Strawberries are rich in vitamin C, antioxidants, and polyphenols. They can absolutely be part of a healthful diet. But pretending they are automatically virtuous without acknowledging how they are grown strips consumers of informed choice.
Many people respond not by eliminating strawberries, but by being more intentional:
Choosing organic when possible
Buying them in season rather than year-round imports
Supporting local farmers or CSAs where transparency is higher
Using frozen organic berries, which can be picked at peak ripeness with fewer post-harvest treatments
These aren’t purity rules…they are risk reduction and value alignment strategies that help balance nutritional benefit with real system limitations.
Better Practices Exist and They Are Worth Supporting
No production system is perfect, but some growers are experimenting with reduced-chemical or integrated pest management approaches, and there’s a growing market for seasonal organic berries that reflect true cost and labor value.
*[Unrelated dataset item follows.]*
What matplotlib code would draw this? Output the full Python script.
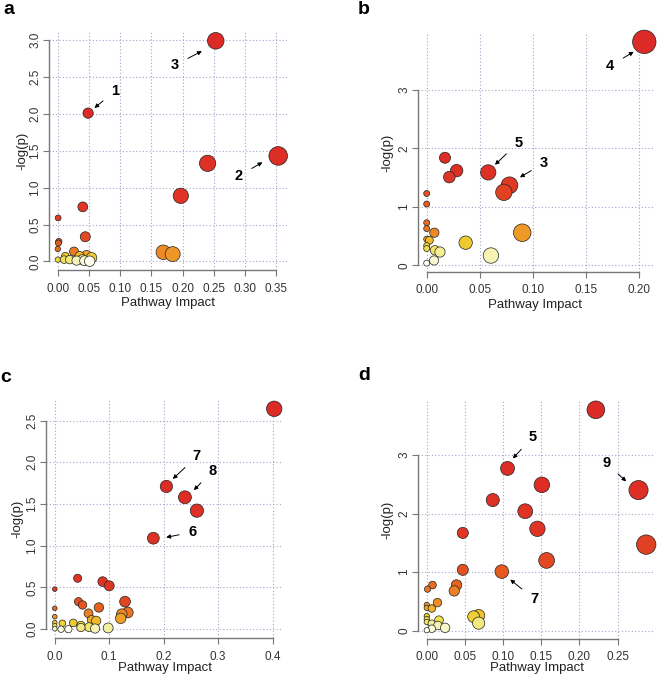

Smaller farmers and CSAs don’t always have the scale or marketing reach of big brands, but they often provide:
fewer synthetic pesticide inputs
more transparent labor practices
shorter supply chains
seasonal quality that’s far superior to year-round commodity fruit
These options aren’t available everywhere, and they do cost more. But higher prices often reflect real costs of production, not hidden externalities.